Performance characteristics of the airlift pump under vertical solid–water–gas flow conditions for conveying centimetric-sized coal particles

Abstract

In this study, the installation of an airlift pump with inner diameter of 102 mm and length of 5.64 m was utilized to consider the conveying process of non-spherical coal particles with density of 1340 kg/m³ and graining 25–44.5 mm. The test results revealed that the magnitude of increase in the solid transport rate due to the changes in the three tested parameters between compressed air velocity, submergence ratio, and feeding coal possibility was not the same, which are stand in range of 20%, 75%, and 40%, respectively. Hence, creating the optimal airlift pump performance is highly dependent on submergence ratio. More importantly, we measured the solid volume fraction using the method of one-way valves in order to minimize the disadvantages of conventional devices, such as fast speed camera and conductivity ring sensor.
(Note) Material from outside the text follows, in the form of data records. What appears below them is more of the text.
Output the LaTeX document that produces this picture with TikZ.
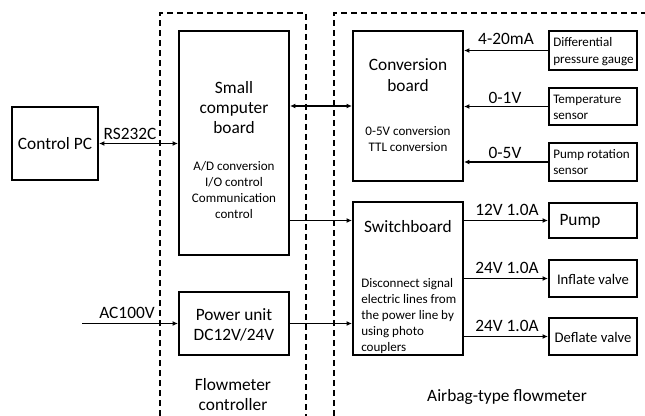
\documentclass[tikz,border=0pt]{standalone}
\usepackage{fontspec}
\setmainfont{Carlito}
\usetikzlibrary{arrows.meta}
\def\u{0.75pt}
\tikzset{
  box/.style={draw, line width=1.5pt, inner sep=0pt},
  frame/.style={line width=1.6pt, dash pattern=on 4.5pt off 3pt},
  conn/.style={line width=1.1pt, -{Latex[length=4pt,width=3.6pt]}},
  biconn/.style={line width=1.1pt, {Latex[length=4pt,width=3.6pt]}-{Latex[length=4pt,width=3.6pt]}},
  big/.style={font=\fontsize{13}{15}\selectfont, inner sep=0pt},
  small/.style={font=\fontsize{9.8}{12}\selectfont, inner sep=0pt},
}
\begin{document}
\begin{tikzpicture}[x=0.75pt, y=-0.75pt]
\useasboundingbox (0,0) rectangle (645,416);
% dashed frames
\draw[frame] (160,416) -- (160,13) -- (306,13) -- (306,416);
\draw[frame] (334,416) -- (334,13) -- (645,13);
% boxes
\node[box, minimum width=86*\u, minimum height=73*\u, big] (pc) at (55,143.5) {Control PC};
\node[box, minimum width=110*\u, minimum height=224*\u] (scb) at (234,143) {};
\node[box, minimum width=110*\u, minimum height=150*\u] (conv) at (408,106) {};
\node[box, minimum width=110*\u, minimum height=153*\u] (sw) at (408,278.5) {};
\node[box, minimum width=110*\u, minimum height=63*\u] (pu) at (234,323.5) {};
\node[box, minimum width=88*\u, minimum height=39*\u] (dp) at (593,50.5) {};
\node[box, minimum width=88*\u, minimum height=37*\u] (ts) at (593,106.5) {};
\node[box, minimum width=88*\u, minimum height=38*\u] (pr) at (593,162) {};
\node[box, minimum width=88*\u, minimum height=35*\u] (pump) at (593,220.5) {};
\node[box, minimum width=88*\u, minimum height=37*\u] (iv) at (593,278.5) {};
\node[box, minimum width=88*\u, minimum height=37*\u] (dv) at (593,336.5) {};
% texts inside boxes
\node[big, align=center] (scbt) at (234,108) {Small\\computer\\board};
\node[small, align=center] (scbs) at (234,190) {A/D conversion\\I/O control\\Communication\\control};
\node[big, align=center, font=\fontsize{13}{15.75}\selectfont] (convt) at (408,75.5) {Conversion\\board};
\node[small, align=center] (convs) at (408,139) {0-5V conversion\\TTL conversion};
\node[big] (swt) at (408,227) {Switchboard};
\node[small, align=left, anchor=west] (sws) at (361,316.5) {Disconnect signal\\electric lines from\\the power line by\\using photo\\couplers};
\node[big, align=center] (put) at (234,324.5) {Power unit\\DC12V/24V};
\node[small, align=left, anchor=west, font=\fontsize{9.8}{12.75}\selectfont] (dpt) at (553,51.5) {Differential\\pressure gauge};
\node[small, align=left, anchor=west] (tst) at (553,107) {Temperature\\sensor};
\node[small, align=left, anchor=west] (prt) at (553,162) {Pump rotation\\sensor};
\node[big] (pumpt) at (580,221) {Pump};
\node[small, font=\fontsize{11}{13}\selectfont] (ivt) at (593,279) {Inflate valve};
\node[small, font=\fontsize{11}{13}\selectfont] (dvt) at (593,337) {Deflate valve};
% connectors
\coordinate (ac) at (82,323.5);
\draw[biconn] (pc.east) -- (pc.east -| scb.west);
\draw[biconn] (scb.east |- conv.west) -- (conv.west);
\draw[conn] (scb.east |- pump.west) -- (sw.west |- pump.west);
\draw[conn] (pu.east) -- (pu.east -| sw.west);
\draw[conn] (ac) -- (pu.west);
\draw[conn] (dp.west) -- (dp.west -| conv.east);
\draw[conn] (ts.west) -- (ts.west -| conv.east);
\draw[conn] (pr.west) -- (pr.west -| conv.east);
\draw[conn] (sw.east |- pump.west) -- (pump.west);
\draw[conn] (sw.east |- iv.west) -- (iv.west);
\draw[conn] (sw.east |- dv.west) -- (dv.west);
% connector labels
\node[big] (lrs) at (130,134) {RS232C};
\node[big] (lac) at (127,313) {AC100V};
\node[big] (l1) at (506,39) {4-20mA};
\node[big] (l2) at (505,98) {0-1V};
\node[big] (l3) at (505,153) {0-5V};
\node[big] (l4) at (507,210) {12V 1.0A};
\node[big] (l5) at (507,268) {24V 1.0A};
\node[big] (l6) at (507,326) {24V 1.0A};
% group captions
\node[big, align=center] (fc) at (233,395) {Flowmeter\\controller};
\node[big] (af) at (507,397) {Airbag-type flowmeter};
\end{tikzpicture}
\end{document}
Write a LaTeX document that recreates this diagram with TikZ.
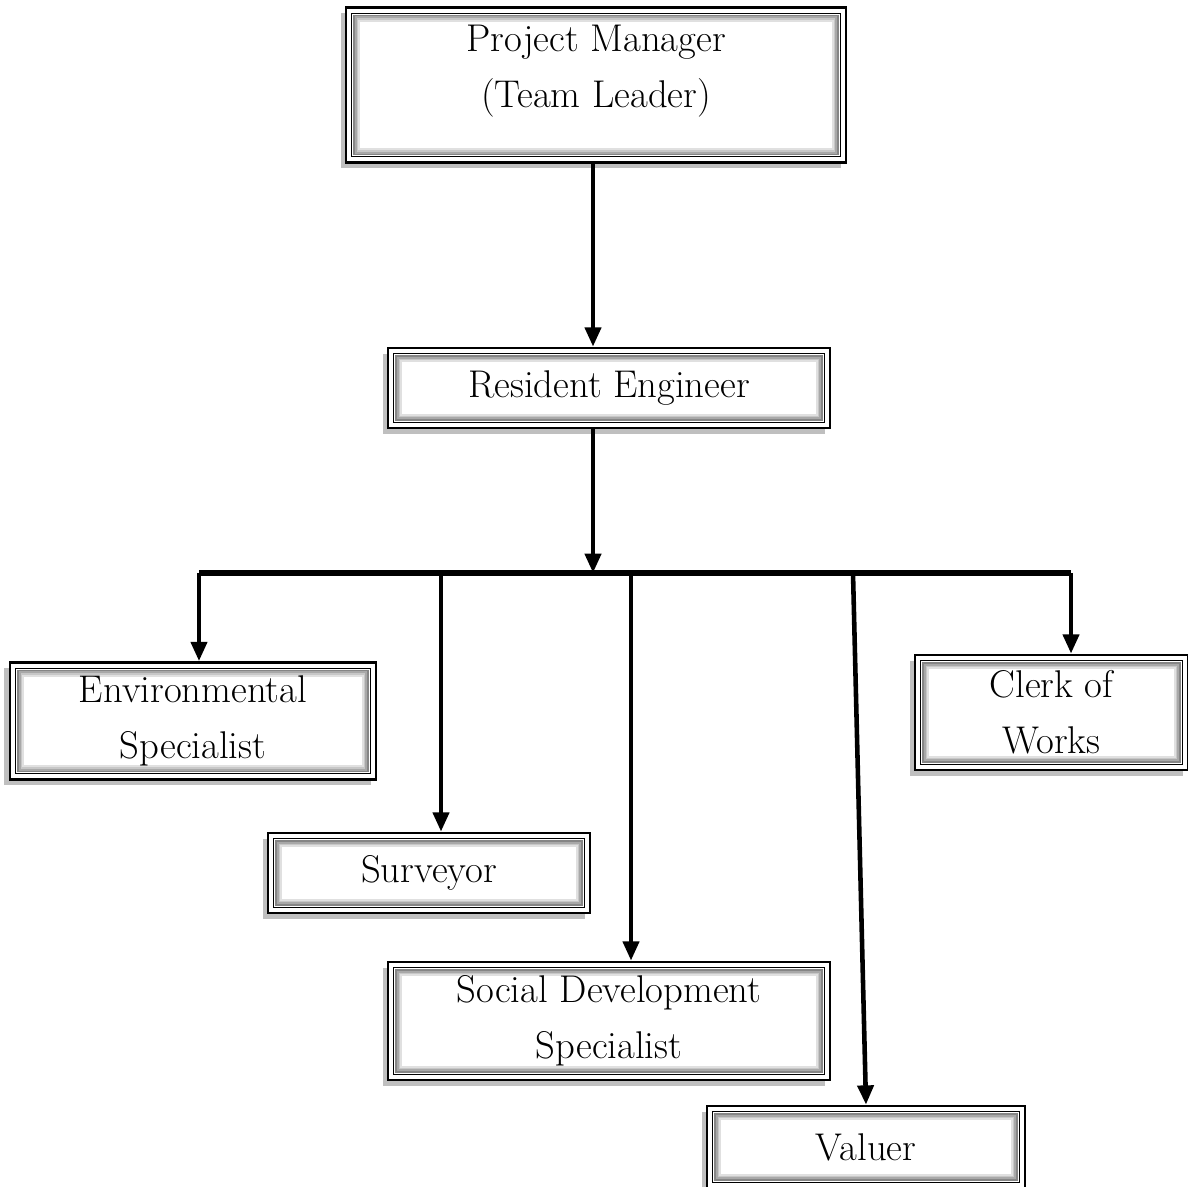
\documentclass[tikz,border=0pt]{standalone}
\usepackage{tikz}
\usetikzlibrary{arrows.meta,shadows,positioning}

\tikzset{
  rolebox/.style 2 args={draw=black, line width=1.5pt, fill=white,
    minimum width=#1cm, minimum height=#2cm, inner sep=0pt,
    align=center, font=\fontsize{22}{32}\selectfont,
    drop shadow={shadow xshift=-1.1mm, shadow yshift=-1.1mm, fill=black!50, opacity=.5},
    path picture={
      \draw[black, line width=.6pt]
        ([shift={(3.2pt,-3.2pt)}]path picture bounding box.north west) rectangle
        ([shift={(-3.2pt,3.2pt)}]path picture bounding box.south east);
      \foreach \d/\g in {4.6/48,5.6/34,6.6/22,7.6/12}
        \draw[black!\g, line width=1.1pt]
          ([shift={(\d pt,-\d pt)}]path picture bounding box.north west) rectangle
          ([shift={(-\d pt,\d pt)}]path picture bounding box.south east);
    }},
  link/.style={line width=2.6pt, -{Triangle[width=9pt,length=11pt]}},
  busline/.style={line width=3.2pt}
}

\begin{document}
\begin{tikzpicture}
\useasboundingbox (0,0) rectangle (23.76,-23.72);

% boxes
\node[rolebox={10.0}{3.1}, text depth=0.75cm] (pm) at (11.92,-1.70) {Project Manager\\(Team Leader)};
\node[rolebox={8.84}{1.6}] (re) at (12.18,-7.76) {Resident Engineer};
\node[rolebox={7.32}{2.34}] (env) at (3.86,-14.42) {Environmental\\Specialist};
\node[rolebox={6.44}{1.6}] (sur) at (8.58,-17.46) {Surveyor};
\node[rolebox={8.84}{2.36}] (soc) at (12.18,-20.42) {Social Development\\Specialist};
\node[rolebox={6.36}{1.64}] (val) at (17.32,-22.94) {Valuer};
\node[rolebox={5.46}{2.3}] (clk) at (21.03,-14.25) {Clerk of\\Works};

% bus
\coordinate (hub) at (11.86,-11.46);
\coordinate (d1) at (3.98,-11.46);
\coordinate (d2) at (8.82,-11.46);
\coordinate (d3) at (12.62,-11.46);
\coordinate (d4) at (17.06,-11.46);
\coordinate (d5) at (21.42,-11.46);

\draw[link] (pm.south -| hub) -- (re.north -| hub);
\draw[link] (re.south -| hub) -- (hub);
\draw[busline] (d1) -- (d5);

% drops
\draw[link] (d1) -- (env.north -| d1);
\draw[link] (d2) -- (sur.north -| d2);
\draw[link] (d3) -- (soc.north -| d3);
\draw[link] (d4) -- (val.north);
\draw[link] (d5) -- (clk.north -| d5);
\end{tikzpicture}
\end{document}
The results confirmed that the volume fraction of the solid phase in the transfer process was always less than 12%. To validate present experimental data, the existing empirical correlations together with the theoretical equations related to the multiphase flow was used. The overall agreement between the theory and experimental solid delivery results was particularly good instead of the first stage of conveying process. This drawback can be corrected by omitting the role of friction and shear stress at low air income velocity. It was also found that the model developed by Kalenik failed to predict the performance of our airlift operation in terms of the mass flow rate of the coal particles.